They that can give up essential liberty
to obtain a little temporary safety
deserve neither liberty nor safety.
– Benjamin Franklin
On February 19, 1942 President Franklin D. Roosevelt ordered that all persons of Japanese ancestry regardless of citizenship be removed from the West Coast. Over 70,000 citizens and others were removed to 10 remote interment camps under the direction of Lt. General John DeWitt who said that, “They all look the same…A Jap’s a Jap.” Over all, 120,000 Japanese Americans were incarcerated.

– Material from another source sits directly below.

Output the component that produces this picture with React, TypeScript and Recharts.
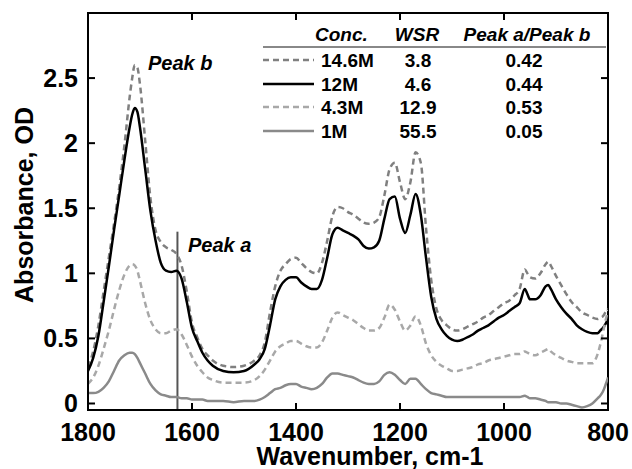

One of those camps, located in an abandoned Eastern Sierra desert town, was Manzanar. I had heard of it but only because of famed photographer, Ansel Adams. Over 10,000 people were forced to abandon homes, businesses, communities, and their dignity. They were then shipped to a hastily built camp in the Eastern Sierra that housed them for multiple years.
Told that they were being transported for “protection” the reality quickly set in with the appearance of barbed wire, machine guns, and tall guard towers. The majority having never been to Japan had their lives forever changed because of a fearful nation.
Manzanar, Spanish for “apple orchard,” is located just north of Lone Pine, CA on highway 395 in the Owens Valley. The internment camp has been set aside by the National Park Service as a National Historic Site. The visitor center, exhibits, and grounds are very well done and worth a visit. There is also a three mile drive encircling the grounds with a monument on the western-side near the cemetery.
The inscription on the east side of the monument is “Soul Consoling Tower” and on the west side it reads “Erected by the Manzanar Japanese, August 1943.” The memorial typically has origami draped on it and is the focal point of annual pilgrimages to the site.
Life was difficult at the dusty windblown camp but apparently one of the most difficult parts was the continual lack of privacy. Communal men’s and women’s latrines, plus showers with no stalls, are sited by many as the most difficult.
The visitor center exhibits detail life within the camp and the voices of the people who were incarcerated there. One striking display lists thousands of names representing the inhabitants silhouetted by the camp.
To our pleasant surprise, when we were leaving the Visitor Center, we met one of the original occupants of Manzanar. Leaning on his cane, Hank Umenoto talked to the small impromptu crowd gathered around him. We soon discovered that he had published a book entitled Manzanar to Mount Whitney: The Life and Times of a Lost Hiker. Hank, who is now 91, graced us with stories and memories of the difficult time at Manzanar and the years following. Upon release, many of the detainees had no place to go because they had lost everything. Following Manzanar he spent years on Skid Row.
Later I discovered that Mr. Umenoto had served in the Korean War and also ran a printing business for over 30 years.
As I pondered Hank Umenoto’s life story, it dawned on me that the towering Mt. Whitney of the Eastern Sierras can be seen from the windows of the Manzanar barracks.